La cultura de cancelación también ha jugado un papel crucial en esta espiral del silencio. Las redes sociales actúan como un tribunal público en el que una opinión impopular puede desencadenar consecuencias inmediatas y devastadoras para la reputación y las oportunidades de una persona. Este entorno hostil ha llevado a muchos a buscar refugio en perfiles anónimos o cuentas falsas, donde sienten que pueden hablar sin temor a represalias. Pero, ¿es realmente saludable para una sociedad que el debate se traslade a espacios clandestinos?

Otro factor que alimenta este fenómeno es la falta de tolerancia hacia el desacuerdo. En lugar de ver las diferencias de opinión como una oportunidad para enriquecer el debate público, se tiende a etiquetar a quienes disienten como enemigos o amenazas. Esta polarización sofoca el diálogo y refuerza el miedo al rechazo. Así, las personas terminan autocensurándose, lo que no solo empobrece la discusión pública, sino que también limita la capacidad de una sociedad para enfrentar problemas complejos desde diversas perspectivas.

Hay una diferencia fundamental entre disentir y demonizar. La libertad de expresión debe incluir la posibilidad de equivocarse, de aprender y de cambiar. Pero esto solo es posible si dejamos de percibir las opiniones contrarias como amenazas existenciales y las abordamos con apertura y respeto.

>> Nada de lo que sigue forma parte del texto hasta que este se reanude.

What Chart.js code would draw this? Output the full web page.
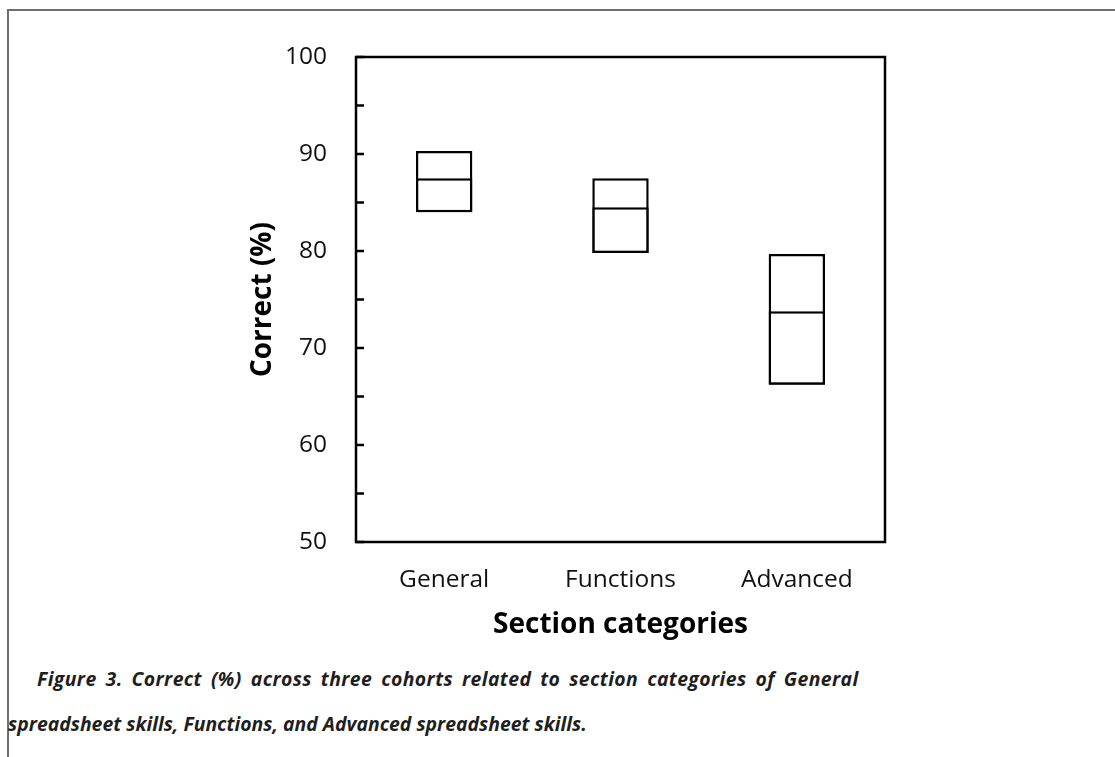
<!DOCTYPE html>
<html lang="en">
<head>
<meta charset="UTF-8">
<title>Correct (%) by section category</title>
<script src="https://cdn.jsdelivr.net/npm/chart.js@4.4.0/dist/chart.umd.min.js"></script>
<style>
  html, body { margin: 0; padding: 0; background: #fff; }
  body { width: 1115px; height: 757px; position: relative; overflow: hidden; }
  #frame { position: absolute; left: 7px; top: 9px; width: 1200px; height: 900px;
           border-left: 2px solid #6f6f6f; border-top: 2px solid #6f6f6f; }
  #wrap { position: absolute; left: 0; top: 0; width: 1115px; height: 660px; }
  .cap { position: absolute; font-family: "Open Sans", sans-serif; font-weight: 700;
         font-style: italic; font-size: 19.4px; color: #1e1e1e; white-space: nowrap; }
</style>
</head>
<body>
<div id="frame"></div>
<div id="wrap"><canvas id="chart"></canvas></div>
<div class="cap" style="left:37px; top:665px; letter-spacing:0.4px; word-spacing:3.5px;">Figure 3. Correct (%) across three cohorts related to section categories of General</div>
<div class="cap" style="left:8px; top:710px;">spreadsheet skills, Functions, and Advanced spreadsheet skills.</div>
<script>
const categories = ['General', 'Functions', 'Advanced'];
const lower = [84.0, 79.8, 66.2];
const middle = [87.5, 84.5, 73.8];
const upper = [90.3, 87.5, 79.7];
const yTickMarks = [50, 55, 60, 65, 70, 75, 80, 85, 90, 95, 100];

// frame around the plot plus small inward tick marks
const frame = {
  id: 'frame',
  afterDraw(chart) {
    const {ctx, chartArea: a, scales} = chart;
    ctx.save();
    ctx.strokeStyle = '#000';
    ctx.lineWidth = 2.5;
    ctx.strokeRect(a.left, a.top, a.right - a.left, a.bottom - a.top);
    yTickMarks.forEach(v => {
      const y = scales.y.getPixelForValue(v);
      ctx.beginPath();
      ctx.moveTo(a.left, y);
      ctx.lineTo(a.left + 8, y);
      ctx.stroke();
    });
    ctx.restore();
  }
};

const boxStyle = {
  backgroundColor: '#fff',
  borderColor: '#000',
  borderWidth: 2.5,
  borderSkipped: false,
  grouped: false,
  barPercentage: 0.32,
  categoryPercentage: 1
};

new Chart(document.getElementById('chart').getContext('2d'), {
  type: 'bar',
  data: {
    labels: categories,
    datasets: [
      // whole box underneath, lower half drawn over it so its top edge marks the middle
      Object.assign({ data: lower.map((v, i) => [v, upper[i]]), order: 2 }, boxStyle),
      Object.assign({ data: lower.map((v, i) => [v, middle[i]]), order: 1 }, boxStyle)
    ]
  },
  options: {
    responsive: true,
    maintainAspectRatio: false,
    animation: false,
    layout: { padding: { left: 240, right: 230, top: 57, bottom: 18 } },
    plugins: { legend: { display: false }, tooltip: { enabled: false } },
    scales: {
      x: {
        grid: { display: false, drawTicks: false },
        border: { display: false },
        ticks: { color: '#111', padding: 23, font: { family: 'Open Sans', size: 24.5 } },
        title: { display: true, text: 'Section categories', color: '#000', padding: 0,
                 font: { family: 'Open Sans', size: 28, weight: 'bold' } },
        afterFit(s) { s.height = 100; }
      },
      y: {
        min: 50, max: 100,
        grid: { display: false, drawTicks: false },
        border: { display: false },
        ticks: { stepSize: 10, color: '#111', padding: 29, font: { family: 'Open Sans', size: 24.5 } },
        title: { display: true, text: 'Correct (%)', color: '#000', padding: { top: 6, bottom: 0 },
                 font: { family: 'Open Sans', size: 28, weight: 'bold' } },
        afterFit(s) { s.width = 116; }
      }
    }
  },
  plugins: [frame]
});
</script>
</body>
</html>
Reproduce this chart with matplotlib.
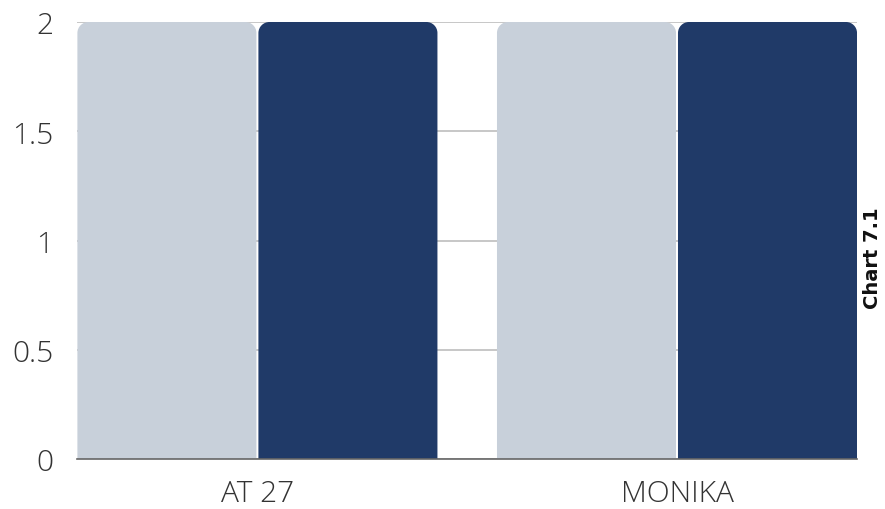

La tendencia «escuchamos, no juzgamos» puede ser un punto de partida para reflexionar sobre cómo reconstruir el espacio público como un lugar de intercambio genuino de ideas. Es necesario fomentar una cultura donde disentir no sea un acto de rebeldía, sino una parte integral de la vida democrática. Si seguimos permitiendo que el miedo al rechazo domine nuestras conversaciones, estaremos condenando a nuestras sociedades a un conformismo peligroso, donde la libertad de pensamiento y expresión se sacrifican en nombre de la «empatía» y la mentira.